I’m not saying that VW should return to the austerity of the panel van;  hell, my old Fred made Fred Flintstone’s car look like a Cadillac — it was absolute hell on a cold or hot day, let me tell you, plus it was about as safe to drive as a mobility scooter on the Long Island Expressway.  And no doubt some marketing genius at VW will tell you that this unheard-of luxury is what the market wants (while a VW accountant won’t tell you that all the doodads add thousands of dollars of profit per car, but they do).  I have no problem with many of the safety features demanded of today’s cars, but I absolutely have to question the need for “Eco, Normal, and Sport” gearbox modes in a small passenger saloon car with a farty little 1400cc four-banger engine.  (The next model year will feature VW’s superb 2.0-liter turbo engine — the same one used in my Tiguan — which will cause the 1400cc model’s sales to tank (you heard it here first) because given a choice between needless but anemic luxury and performance, only Alan Alda / Greenpeace types prefer the former.)

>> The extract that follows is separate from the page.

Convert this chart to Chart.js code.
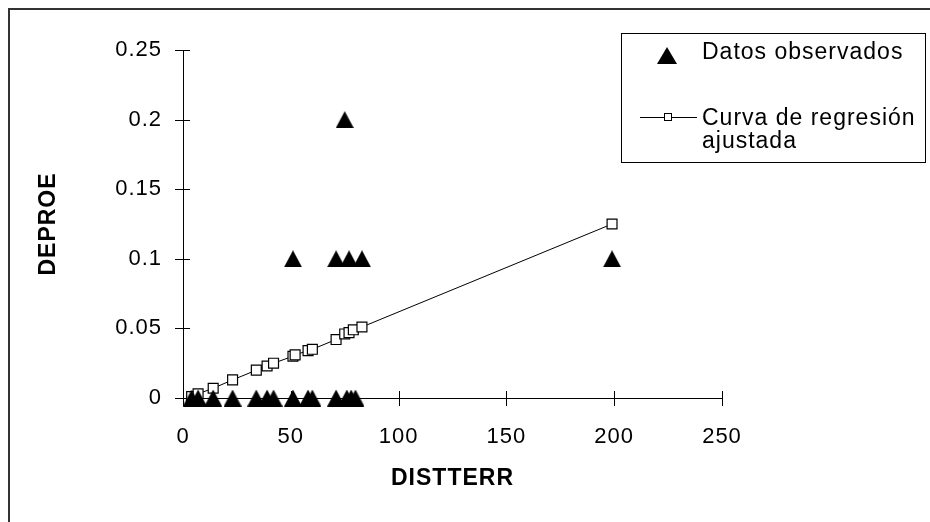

I also know that today’s “luxury” becomes tomorrow’s “indispensable”, such is the insidious upward creep of progress.  But as VW cars have become more luxurious, the “People’s Car” has transformed itself into the “rich people’s” car, and VW has opened a gap at the bottom of the market (which they used to own) for car manufacturers from other countries to fill.

I’m going to quit now, because I’m sick of pissing into this particular wind.  And my next  Tiguan will have the “parking assist” software because of all the automotive luxuries ever designed, this is one of the few which actually makes sense.  Yeah, I’m selling out.